Published online May 25, 2021. doi: 10.5501/wjv.v10.i3.86
Peer-review started: January 28, 2021
First decision: February 24, 2021
Revised: March 10, 2021
Accepted: April 26, 2021
Article in press: April 26, 2021
Published online: May 25, 2021
The severe acute respiratory syndrome coronavirus 2 (SARS-CoV-2), the virus responsible for coronavirus disease 2019 (COVID-19), enters affected cells through the angiotensin-converting enzyme 2 (ACE2) receptor, which is highly expressed in type II alveolar cells, enterocytes, and cholangiocytes. SARS-CoV-2 infection causes fever, dry cough, and breathing difficulty, which can progress to respiratory distress due to interstitial pneumonia, and hepatobiliary injury due to COVID-19 is increasingly recognized. The hepatobiliary injury may be evident at presentation of the disease or develop during the disease progression. The development of more severe clinical outcomes in patients with chronic liver diseases (CLD) with or without cirrhosis infected with SARS-CoV-2 has not been elucidated. Moreover, there is limited data related to common medications that affect the disease severity of COVID-19 patients. Additionally, ACE2 receptor expression of hepatobiliary tissue related to the disease severity also have not been clarified. This review summarized the current situation regarding the clinical outcomes of COVID-19 patients with chronic liver diseases who were treated with common medications. Furthermore, the association between ACE2 receptor expression and disease severity in these patients is discussed.

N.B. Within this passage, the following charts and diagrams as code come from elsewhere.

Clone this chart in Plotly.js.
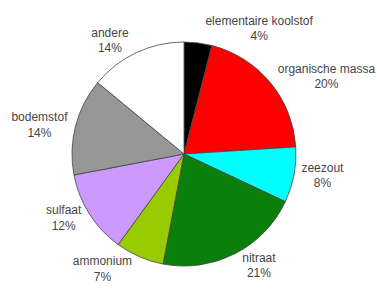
<!DOCTYPE html>
<html>
<head>
<meta charset="utf-8">
<script src="https://cdn.plot.ly/plotly-3.0.1.min.js"></script>
<style>html,body{margin:0;padding:0;background:#fff;}#chart{width:377px;height:289px;}</style>
</head>
<body>
<div id="chart"></div>
<script>
var labels = ["elementaire koolstof", "organische massa", "zeezout", "nitraat", "ammonium", "sulfaat", "bodemstof", "andere"];
var values = [4, 20, 8, 21, 7, 12, 14, 14];
var colors = ["#000000", "#ff0000", "#00ffff", "#0a7f0a", "#99cc00", "#cc99ff", "#969696", "#ffffff"];

var trace = {
  type: "pie",
  labels: labels,
  values: values,
  sort: false,
  direction: "clockwise",
  rotation: 0,
  marker: {colors: colors, line: {color: "#444444", width: 0.8}},
  texttemplate: "%{label}<br>%{value}%",
  textposition: "outside",
  outsidetextfont: {family: "Liberation Sans, Arial, sans-serif", size: 12, color: "#454545"},
  hoverinfo: "none",
  showlegend: false
};
var layout = {
  width: 377, height: 289,
  margin: {l: 72, r: 81, t: 42, b: 23},
  paper_bgcolor: "#ffffff",
  plot_bgcolor: "#ffffff",
  showlegend: false
};
Plotly.newPlot("chart", [trace], layout, {staticPlot: true, displayModeBar: false});
</script>
</body>
</html>
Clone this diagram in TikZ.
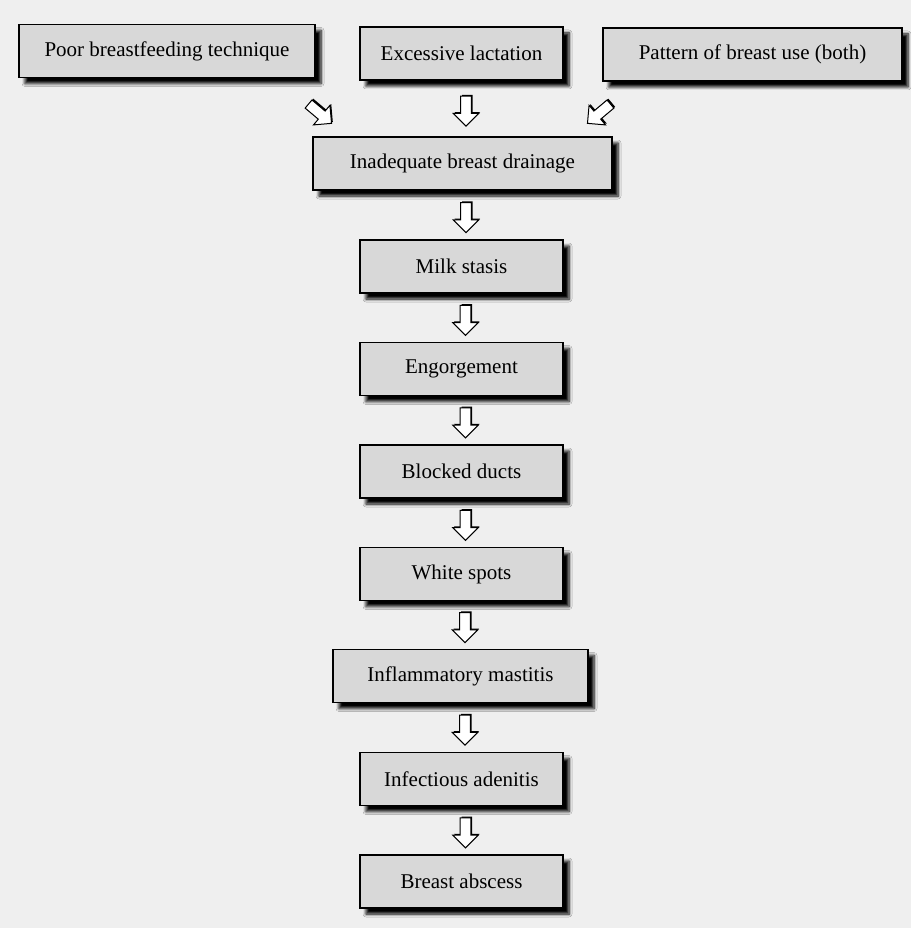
\documentclass[tikz,border=0pt]{standalone}
\usepackage{fontspec}
\setmainfont{Liberation Serif}
\usetikzlibrary{calc,shapes.arrows,shadows,shadows.blur}
\definecolor{boxgray}{HTML}{D8D8D8}
\definecolor{paper}{HTML}{EFEFEF}
\tikzset{
  stage/.style={draw=black, line width=1.3pt, fill=boxgray, minimum height=53pt,
    text=black, font=\fontsize{21}{23}\selectfont,
    blur shadow={shadow xshift=6pt, shadow yshift=-6pt, shadow blur steps=6,
      shadow blur radius=3pt, shadow opacity=100}},
  flow/.style={single arrow, draw=black, line width=1pt, fill=white,
    minimum height=30pt, inner sep=4.8pt, single arrow head extend=7.5pt,
    drop shadow={shadow xshift=1.3pt, shadow yshift=1.3pt, fill=black, opacity=1}}
}
\begin{document}
\begin{tikzpicture}[x=1pt,y=-1pt]
    \fill[paper] (0,0) rectangle (911,928);
    \useasboundingbox (0,0) rectangle (911,928);
    % causes
    \node[stage, minimum width=296pt] (poor) at (167,51) {Poor breastfeeding technique};
    \node[stage, minimum width=203pt] (excess) at (461.5,53.5) {Excessive lactation};
    \node[stage, minimum width=299pt] (pattern) at (752.5,54.5) {Pattern of breast use (both)};
    % chain
    \node[stage, minimum width=299pt] (drain) at (462.5,163.5) {Inadequate breast drainage};
    \node[stage, minimum width=203pt] (milk) at (461.5,266.5) {Milk stasis};
    \node[stage, minimum width=203pt] (engorge) at (461.5,369) {Engorgement};
    \node[stage, minimum width=203pt] (blocked) at (461.5,471.5) {Blocked ducts};
    \node[stage, minimum width=203pt] (white) at (461.5,574) {White spots};
    \node[stage, minimum width=255pt] (inflam) at (460.5,676) {Inflammatory mastitis};
    \node[stage, minimum width=203pt] (adenitis) at (461.5,779) {Infectious adenitis};
    \node[stage, minimum width=203pt] (abscess) at (461.5,881.5) {Breast abscess};
    % arrows
    \node[flow, rotate=-40] (a1) at (318,112) {};
    \node[flow, rotate=-140] (a3) at (601,112) {};
    \foreach \up/\down/\name in {excess/drain/a2,drain/milk/b1,milk/engorge/b2,
      engorge/blocked/b3,blocked/white/b4,white/inflam/b5,inflam/adenitis/b6,
      adenitis/abscess/b7}
      \node[flow, rotate=-90, yshift=4pt] (\name) at ($(\up.south)!0.5!(\down.north)$) {};
\end{tikzpicture}
\end{document}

Core Tip: With more than 100 million confirmed cases worldwide, hepatobiliary injury has been reported in many coronavirus disease 2019 (COVID-19) patients. The association between COVID-19 and hepatobiliary injury refers to any hepatobiliary damage during disease progression and treatment in COVID-19 patients with or without chronic liver diseases or common medications. Angiotensin-converting enzyme 2 receptor may be a significant factor in hepatobiliary derangement due to its high expression in cholangiocytes, and it is also an entry point of severe acute respiratory syndrome coronaviruses 2. Moreover, drug-induced liver injury and cytokine storm may be an added risk in severe clinical outcomes. Close monitoring of liver function in COVID-19 patients is mandatory.